How can I explain why DRM cannot work?

The fundamental problem with DRM is that you're giving somebody a locked box and the key used to open it. You're distributing a copy of the key with the lock. Every person that possesses a protected Blu-Ray, DVD, software package, and protected CD also possesses the key that will unprotect it.

The people who design the DRM systems can try as they might to hide the key such that only those in the know (i.e. authorized decryptors/players/users) can find it, but there are a lot of curious people in the world, and all it takes is one person (or group of people) to be smarter than the ones who hid the key, and the box is open forever. As soon as one unprotected copy of the content exists it can be distributed everywhere, making the protection on the other copies irrelevant.

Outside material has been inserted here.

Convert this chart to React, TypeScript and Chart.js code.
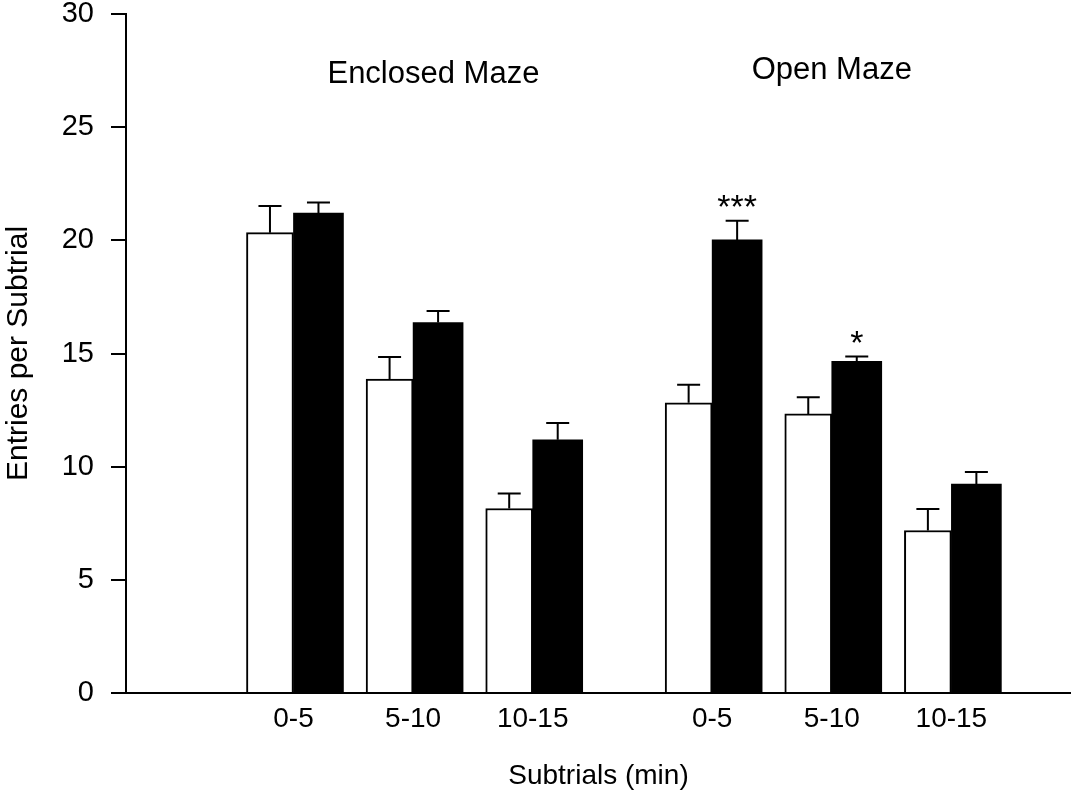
import React, { useEffect, useRef } from "react";
import { Chart, registerables } from "chart.js";

Chart.register(...registerables);

// ---- data ----
const xLabels = ["0-5", "5-10", "10-15", "0-5", "5-10", "10-15"];
const xPositions = [1, 2, 3, 4.5, 5.5, 6.5];
const openBarMeans = [20.34, 13.87, 8.15, 12.82, 12.33, 7.18];
const openBarErrors = [1.18, 0.97, 0.66, 0.8, 0.74, 0.95];
const filledBarMeans = [21.2, 16.37, 11.19, 20.02, 14.65, 9.23];
const filledBarErrors = [0.47, 0.51, 0.74, 0.84, 0.22, 0.53];
const significance = ["", "", "", "***", "*", ""];
const groupLabels = ["Enclosed Maze", "Open Maze"];
const groupLabelX = [2.17, 5.5];
const groupLabelY = [27.35, 27.5];
const yTicks = [0, 5, 10, 15, 20, 25, 30];
const yTitle = "Entries per Subtrial";
const xTitle = "Subtrials (min)";

const FONT = "'Liberation Sans', Arial, Helvetica, sans-serif";

const annotationPlugin = {
  id: "annotationPlugin",
  afterDatasetsDraw(chart: any) {
    const ctx = chart.ctx as CanvasRenderingContext2D;
    const xs = chart.scales.x;
    const ys = chart.scales.y;
    const means = [openBarMeans, filledBarMeans];
    const errs = [openBarErrors, filledBarErrors];
    ctx.save();
    ctx.strokeStyle = "#000";
    ctx.lineWidth = 2;
    for (let d = 0; d < 2; d++) {
      const meta = chart.getDatasetMeta(d);
      meta.data.forEach((bar: any, i: number) => {
        const x = bar.x;
        const yBar = ys.getPixelForValue(means[d][i]);
        const yTop = ys.getPixelForValue(means[d][i] + errs[d][i]);
        ctx.beginPath();
        ctx.moveTo(x, yBar);
        ctx.lineTo(x, yTop);
        ctx.moveTo(x - 11.5, yTop);
        ctx.lineTo(x + 11.5, yTop);
        ctx.stroke();
      });
    }
    ctx.fillStyle = "#000";
    ctx.textAlign = "center";
    ctx.textBaseline = "alphabetic";
    ctx.font = `34px ${FONT}`;
    const meta1 = chart.getDatasetMeta(1);
    significance.forEach((s, i) => {
      if (!s) return;
      const x = meta1.data[i].x;
      const y = ys.getPixelForValue(filledBarMeans[i] + filledBarErrors[i]);
      ctx.fillText(s, x, y - 2.5);
    });
    ctx.font = `31px ${FONT}`;
    ctx.textBaseline = "middle";
    groupLabels.forEach((g, i) => {
      ctx.fillText(g, xs.getPixelForValue(groupLabelX[i]), ys.getPixelForValue(groupLabelY[i]));
    });
    ctx.restore();
  },
};

export default function App() {
  const canvasRef = useRef<HTMLCanvasElement | null>(null);

  useEffect(() => {
    if (!canvasRef.current) return;
    Chart.defaults.font.family = FONT;
    Chart.defaults.color = "#000";
    const chart = new Chart(canvasRef.current, {
      type: "bar",
      data: {
        datasets: [
          {
            label: "open",
            data: xPositions.map((x, i) => ({ x, y: openBarMeans[i] })),
            backgroundColor: "#ffffff",
            borderColor: "#000000",
            borderWidth: 2,
            barThickness: 47,
          },
          {
            label: "filled",
            data: xPositions.map((x, i) => ({ x, y: filledBarMeans[i] })),
            backgroundColor: "#000000",
            borderWidth: 0,
            barThickness: 50,
          },
        ],
      },
      options: {
        animation: false,
        responsive: false,
        maintainAspectRatio: false,
        layout: { padding: { top: 14, right: 0, bottom: 0, left: 0 } },
        plugins: {
          legend: { display: false },
          tooltip: { enabled: false },
        },
        scales: {
          x: {
            type: "linear",
            offset: false,
            min: -0.4,
            max: 7.5,
            afterBuildTicks: (scale: any) => {
              scale.ticks = xPositions.map((v) => ({ value: v }));
            },
            afterFit: (scale: any) => {
              scale.height = 101;
              scale.paddingLeft = 0;
              scale.paddingRight = 0;
            },
            ticks: {
              autoSkip: false,
              maxRotation: 0,
              padding: 9,
              font: { size: 28 },
              color: "#000",
              callback: (_v: any, i: number) => xLabels[i],
            },
            grid: { display: false, drawTicks: false, drawOnChartArea: false },
            border: { display: true, color: "#000", width: 2, z: 1 },
            title: {
              display: true,
              text: xTitle,
              font: { size: 28 },
              color: "#000",
              padding: { top: 0, bottom: 1 },
            },
          },
          y: {
            type: "linear",
            min: 0,
            max: 30,
            afterBuildTicks: (scale: any) => {
              scale.ticks = yTicks.map((v) => ({ value: v }));
            },
            afterFit: (scale: any) => {
              scale.width = 126;
              scale.paddingTop = 0;
              scale.paddingBottom = 0;
            },
            ticks: {
              padding: 17,
              font: { size: 29 },
              color: "#000",
              callback: (v: any) => String(v),
            },
            grid: {
              display: true,
              drawOnChartArea: false,
              drawTicks: true,
              tickLength: 15,
              color: "#000",
              lineWidth: 2,
            },
            border: { display: true, color: "#000", width: 2, z: 1 },
            title: {
              display: true,
              text: yTitle,
              font: { size: 30 },
              color: "#000",
              padding: { top: 1, bottom: 0 },
            },
          },
        },
      },
      plugins: [annotationPlugin],
    } as any);
    return () => chart.destroy();
  }, []);

  return (
    <div style={{ position: "fixed", left: 0, top: 0, width: 1071, height: 794, background: "#fff" }}>
      <canvas ref={canvasRef} width={1071} height={794} style={{ display: "block", width: 1071, height: 794 }} />
    </div>
  );
}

Digital files cannot be made uncopyable, any more than water can be made not wet.

— Bruce Schneier (source)


To sum the anti-DRM argument up in one easy word?

SPORE

How could a game with such intrusive DRM restrictions not be able to stop its excessive piracy rate.

If you wanted the hypothetical politician to understand why DRM wont work, don't give them a tech talk, give them a shining example of where it went wrong. One key point that 'management types' need to understand is that a pirated copy (DRM bypassed) is not equivalent to a lost sale. It just so happens that people are prepared to pay good money for products when they see the value in those products. "Copy protection actually increases rather than decreases the piracy of games." What left wing nut job said that?? It was only Gabe Newell from Valve. Ignorant companies are now competing with their own product, they now have to compete with 'free'.

When software is cracked (generally within the first day of release), DRM then only hurts the loyal consumers who paid for the product.

Side comment: A good quote I found on the Internet regarding gaming piracy and steam.

I'm not pro Steam/Valve, I'm just anti-stupid.